PROMPT: Without including any pictures, write out the listing below exactly.

DATA:
————

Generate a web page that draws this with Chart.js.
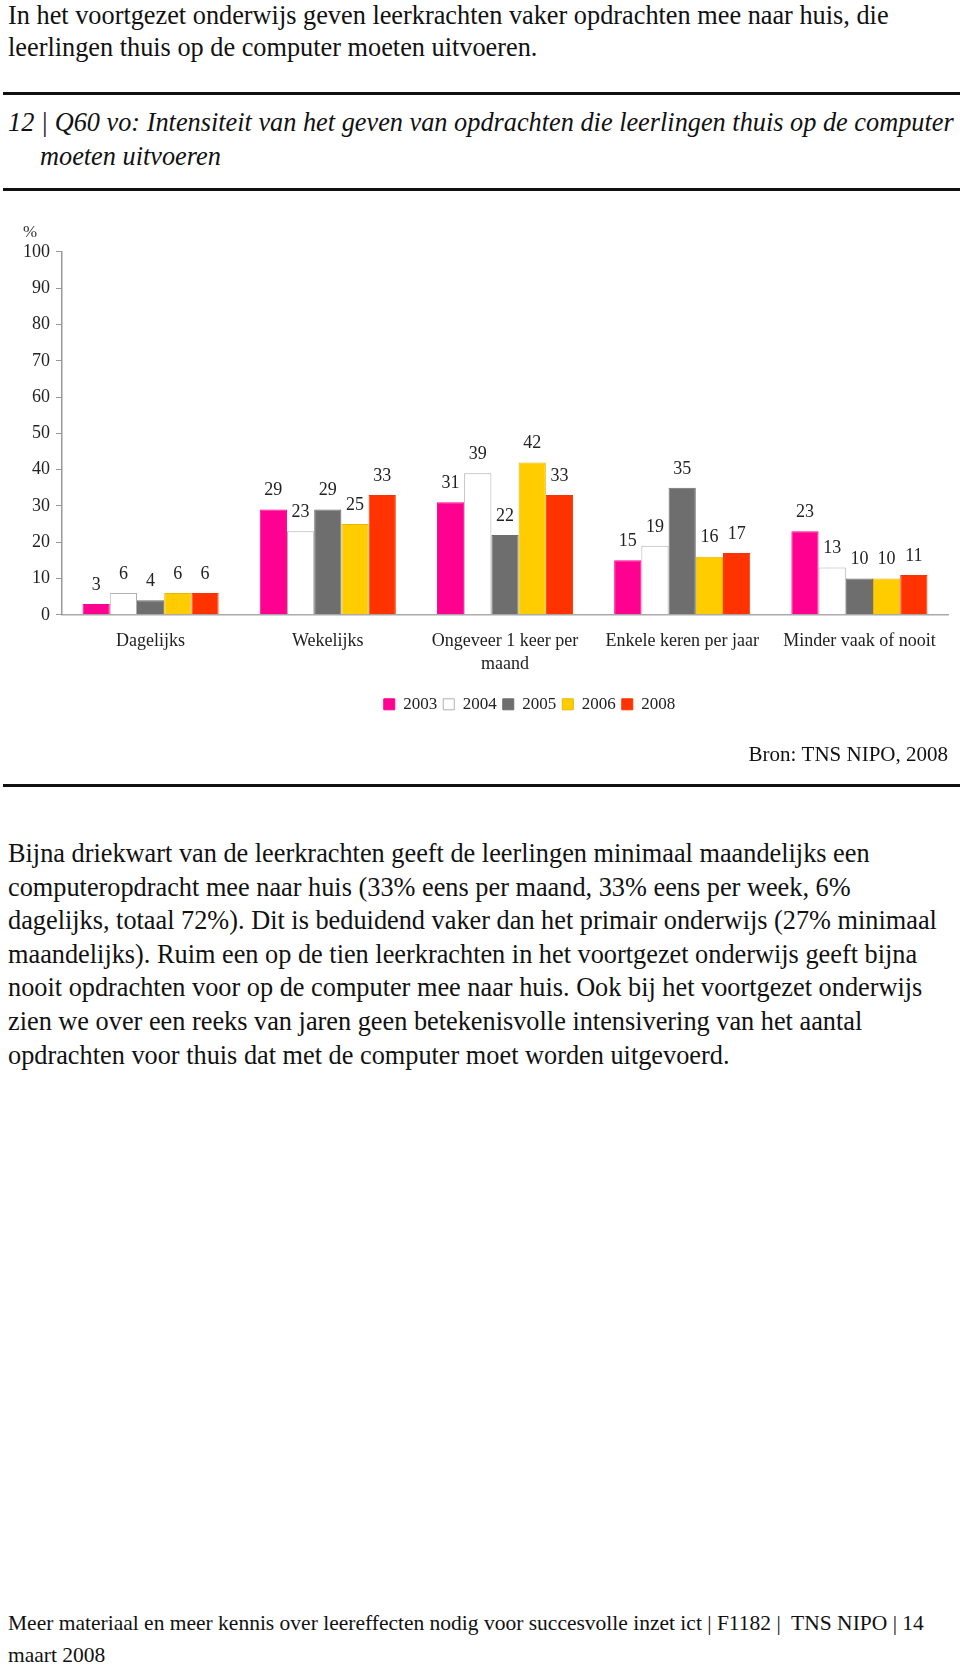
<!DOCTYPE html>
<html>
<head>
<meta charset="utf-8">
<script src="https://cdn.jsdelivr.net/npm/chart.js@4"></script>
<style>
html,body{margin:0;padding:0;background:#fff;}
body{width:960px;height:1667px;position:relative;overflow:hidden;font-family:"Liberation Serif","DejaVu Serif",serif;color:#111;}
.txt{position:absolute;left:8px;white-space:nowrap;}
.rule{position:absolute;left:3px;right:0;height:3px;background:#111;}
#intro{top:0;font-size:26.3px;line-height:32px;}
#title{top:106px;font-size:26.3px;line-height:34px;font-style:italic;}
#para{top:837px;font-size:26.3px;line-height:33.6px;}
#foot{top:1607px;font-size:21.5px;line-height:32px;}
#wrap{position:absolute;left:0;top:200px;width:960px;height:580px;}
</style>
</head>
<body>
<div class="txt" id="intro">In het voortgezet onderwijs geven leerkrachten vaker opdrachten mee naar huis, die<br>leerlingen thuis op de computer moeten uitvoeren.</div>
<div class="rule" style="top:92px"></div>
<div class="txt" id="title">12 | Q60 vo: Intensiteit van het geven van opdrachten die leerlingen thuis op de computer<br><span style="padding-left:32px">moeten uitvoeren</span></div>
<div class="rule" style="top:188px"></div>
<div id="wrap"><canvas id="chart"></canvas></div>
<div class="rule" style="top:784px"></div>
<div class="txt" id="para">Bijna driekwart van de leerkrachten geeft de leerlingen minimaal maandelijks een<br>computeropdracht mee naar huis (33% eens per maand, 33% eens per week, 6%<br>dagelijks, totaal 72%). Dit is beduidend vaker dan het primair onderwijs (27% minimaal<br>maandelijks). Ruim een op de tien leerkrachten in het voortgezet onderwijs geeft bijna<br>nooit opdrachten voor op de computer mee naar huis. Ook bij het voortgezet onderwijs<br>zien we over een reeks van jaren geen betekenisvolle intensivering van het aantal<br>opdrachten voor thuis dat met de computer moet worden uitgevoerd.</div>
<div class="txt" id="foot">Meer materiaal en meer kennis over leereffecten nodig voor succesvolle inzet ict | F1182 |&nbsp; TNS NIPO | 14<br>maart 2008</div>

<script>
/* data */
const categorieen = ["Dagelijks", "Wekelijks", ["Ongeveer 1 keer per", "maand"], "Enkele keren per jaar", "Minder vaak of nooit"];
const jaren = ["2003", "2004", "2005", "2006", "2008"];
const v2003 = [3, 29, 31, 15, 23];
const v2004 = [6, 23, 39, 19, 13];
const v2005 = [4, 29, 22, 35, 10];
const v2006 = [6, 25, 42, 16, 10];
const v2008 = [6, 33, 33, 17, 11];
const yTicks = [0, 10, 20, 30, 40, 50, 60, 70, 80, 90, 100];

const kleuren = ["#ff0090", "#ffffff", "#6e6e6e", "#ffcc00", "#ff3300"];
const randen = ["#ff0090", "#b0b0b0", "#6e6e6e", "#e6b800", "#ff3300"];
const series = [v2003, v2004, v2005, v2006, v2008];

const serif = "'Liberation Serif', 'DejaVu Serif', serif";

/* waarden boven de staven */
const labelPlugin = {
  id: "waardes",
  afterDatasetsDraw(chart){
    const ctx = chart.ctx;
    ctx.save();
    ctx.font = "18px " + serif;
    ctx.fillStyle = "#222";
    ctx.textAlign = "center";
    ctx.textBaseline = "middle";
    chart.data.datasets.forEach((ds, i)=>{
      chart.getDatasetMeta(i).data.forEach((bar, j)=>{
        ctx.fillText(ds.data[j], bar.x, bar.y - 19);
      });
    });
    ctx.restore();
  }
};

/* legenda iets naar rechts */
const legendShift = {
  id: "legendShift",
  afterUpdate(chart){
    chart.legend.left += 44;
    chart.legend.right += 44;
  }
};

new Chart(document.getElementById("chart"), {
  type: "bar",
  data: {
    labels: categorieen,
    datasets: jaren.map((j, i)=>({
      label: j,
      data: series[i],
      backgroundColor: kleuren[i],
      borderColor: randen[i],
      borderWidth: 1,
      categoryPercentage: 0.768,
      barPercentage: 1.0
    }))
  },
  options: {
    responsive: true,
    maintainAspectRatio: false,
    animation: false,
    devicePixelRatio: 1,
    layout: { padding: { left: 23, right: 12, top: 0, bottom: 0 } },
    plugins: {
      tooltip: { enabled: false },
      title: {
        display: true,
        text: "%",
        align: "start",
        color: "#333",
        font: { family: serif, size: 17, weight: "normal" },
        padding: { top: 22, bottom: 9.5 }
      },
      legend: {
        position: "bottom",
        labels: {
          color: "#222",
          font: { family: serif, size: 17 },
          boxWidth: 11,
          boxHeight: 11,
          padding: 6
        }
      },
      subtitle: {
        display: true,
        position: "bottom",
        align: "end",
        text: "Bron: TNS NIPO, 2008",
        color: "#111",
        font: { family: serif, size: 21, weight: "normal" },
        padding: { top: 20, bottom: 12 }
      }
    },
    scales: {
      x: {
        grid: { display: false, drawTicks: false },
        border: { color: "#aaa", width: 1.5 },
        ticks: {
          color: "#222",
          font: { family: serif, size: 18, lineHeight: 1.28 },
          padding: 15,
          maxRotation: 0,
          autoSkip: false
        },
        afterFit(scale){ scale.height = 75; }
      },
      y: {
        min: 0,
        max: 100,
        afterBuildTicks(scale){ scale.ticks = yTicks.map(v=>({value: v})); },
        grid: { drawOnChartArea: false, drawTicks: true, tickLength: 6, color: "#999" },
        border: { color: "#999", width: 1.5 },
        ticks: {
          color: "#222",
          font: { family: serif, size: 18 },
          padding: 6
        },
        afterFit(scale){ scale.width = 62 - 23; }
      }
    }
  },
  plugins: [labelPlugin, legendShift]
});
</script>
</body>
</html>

————

FINAL RESULT:
Generate a web page that draws this with Chart.js.
<!DOCTYPE html>
<html>
<head>
<meta charset="utf-8">
<script src="https://cdn.jsdelivr.net/npm/chart.js@4"></script>
<style>
html,body{margin:0;padding:0;background:#fff;}
body{width:960px;height:1667px;position:relative;overflow:hidden;font-family:"Liberation Serif","DejaVu Serif",serif;color:#111;}
.txt{position:absolute;left:8px;white-space:nowrap;}
.rule{position:absolute;left:3px;right:0;height:3px;background:#111;}
#intro{top:0;font-size:26.3px;line-height:32px;}
#title{top:106px;font-size:26.3px;line-height:34px;font-style:italic;}
#para{top:837px;font-size:26.3px;line-height:33.6px;}
#foot{top:1607px;font-size:21.5px;line-height:32px;}
#wrap{position:absolute;left:0;top:200px;width:960px;height:580px;}
</style>
</head>
<body>
<div class="txt" id="intro">In het voortgezet onderwijs geven leerkrachten vaker opdrachten mee naar huis, die<br>leerlingen thuis op de computer moeten uitvoeren.</div>
<div class="rule" style="top:92px"></div>
<div class="txt" id="title">12 | Q60 vo: Intensiteit van het geven van opdrachten die leerlingen thuis op de computer<br><span style="padding-left:32px">moeten uitvoeren</span></div>
<div class="rule" style="top:188px"></div>
<div id="wrap"><canvas id="chart"></canvas></div>
<div class="rule" style="top:784px"></div>
<div class="txt" id="para">Bijna driekwart van de leerkrachten geeft de leerlingen minimaal maandelijks een<br>computeropdracht mee naar huis (33% eens per maand, 33% eens per week, 6%<br>dagelijks, totaal 72%). Dit is beduidend vaker dan het primair onderwijs (27% minimaal<br>maandelijks). Ruim een op de tien leerkrachten in het voortgezet onderwijs geeft bijna<br>nooit opdrachten voor op de computer mee naar huis. Ook bij het voortgezet onderwijs<br>zien we over een reeks van jaren geen betekenisvolle intensivering van het aantal<br>opdrachten voor thuis dat met de computer moet worden uitgevoerd.</div>
<div class="txt" id="foot">Meer materiaal en meer kennis over leereffecten nodig voor succesvolle inzet ict | F1182 |&nbsp; TNS NIPO | 14<br>maart 2008</div>

<script>
/* data */
const categorieen = ["Dagelijks", "Wekelijks", ["Ongeveer 1 keer per", "maand"], "Enkele keren per jaar", "Minder vaak of nooit"];
const jaren = ["2003", "2004", "2005", "2006", "2008"];
const v2003 = [3, 29, 31, 15, 23];
const v2004 = [6, 23, 39, 19, 13];
const v2005 = [4, 29, 22, 35, 10];
const v2006 = [6, 25, 42, 16, 10];
const v2008 = [6, 33, 33, 17, 11];
const yTicks = [0, 10, 20, 30, 40, 50, 60, 70, 80, 90, 100];

const kleuren = ["#ff0090", "#ffffff", "#6e6e6e", "#ffcc00", "#ff3300"];
const randen = ["#ff0090", "#b0b0b0", "#6e6e6e", "#e6b800", "#ff3300"];
const series = [v2003, v2004, v2005, v2006, v2008];

const serif = "'Liberation Serif', 'DejaVu Serif', serif";

/* waarden boven de staven */
const labelPlugin = {
  id: "waardes",
  afterDatasetsDraw(chart){
    const ctx = chart.ctx;
    ctx.save();
    ctx.font = "18px " + serif;
    ctx.fillStyle = "#222";
    ctx.textAlign = "center";
    ctx.textBaseline = "middle";
    chart.data.datasets.forEach((ds, i)=>{
      chart.getDatasetMeta(i).data.forEach((bar, j)=>{
        ctx.fillText(ds.data[j], bar.x, bar.y - 19);
      });
    });
    ctx.restore();
  }
};

/* legenda iets naar rechts */
const legendShift = {
  id: "legendShift",
  afterUpdate(chart){
    chart.legend.left += 44;
    chart.legend.right += 44;
  }
};

new Chart(document.getElementById("chart"), {
  type: "bar",
  data: {
    labels: categorieen,
    datasets: jaren.map((j, i)=>({
      label: j,
      data: series[i],
      backgroundColor: kleuren[i],
      borderColor: randen[i],
      borderWidth: 1,
      categoryPercentage: 0.768,
      barPercentage: 1.0
    }))
  },
  options: {
    responsive: true,
    maintainAspectRatio: false,
    animation: false,
    devicePixelRatio: 1,
    layout: { padding: { left: 23, right: 12, top: 0, bottom: 0 } },
    plugins: {
      tooltip: { enabled: false },
      title: {
        display: true,
        text: "%",
        align: "start",
        color: "#333",
        font: { family: serif, size: 17, weight: "normal" },
        padding: { top: 22, bottom: 9.5 }
      },
      legend: {
        position: "bottom",
        labels: {
          color: "#222",
          font: { family: serif, size: 17 },
          boxWidth: 11,
          boxHeight: 11,
          padding: 6
        }
      },
      subtitle: {
        display: true,
        position: "bottom",
        align: "end",
        text: "Bron: TNS NIPO, 2008",
        color: "#111",
        font: { family: serif, size: 21, weight: "normal" },
        padding: { top: 20, bottom: 12 }
      }
    },
    scales: {
      x: {
        grid: { display: false, drawTicks: false },
        border: { color: "#aaa", width: 1.5 },
        ticks: {
          color: "#222",
          font: { family: serif, size: 18, lineHeight: 1.28 },
          padding: 15,
          maxRotation: 0,
          autoSkip: false
        },
        afterFit(scale){ scale.height = 75; }
      },
      y: {
        min: 0,
        max: 100,
        afterBuildTicks(scale){ scale.ticks = yTicks.map(v=>({value: v})); },
        grid: { drawOnChartArea: false, drawTicks: true, tickLength: 6, color: "#999" },
        border: { color: "#999", width: 1.5 },
        ticks: {
          color: "#222",
          font: { family: serif, size: 18 },
          padding: 6
        },
        afterFit(scale){ scale.width = 62 - 23; }
      }
    }
  },
  plugins: [labelPlugin, legendShift]
});
</script>
</body>
</html>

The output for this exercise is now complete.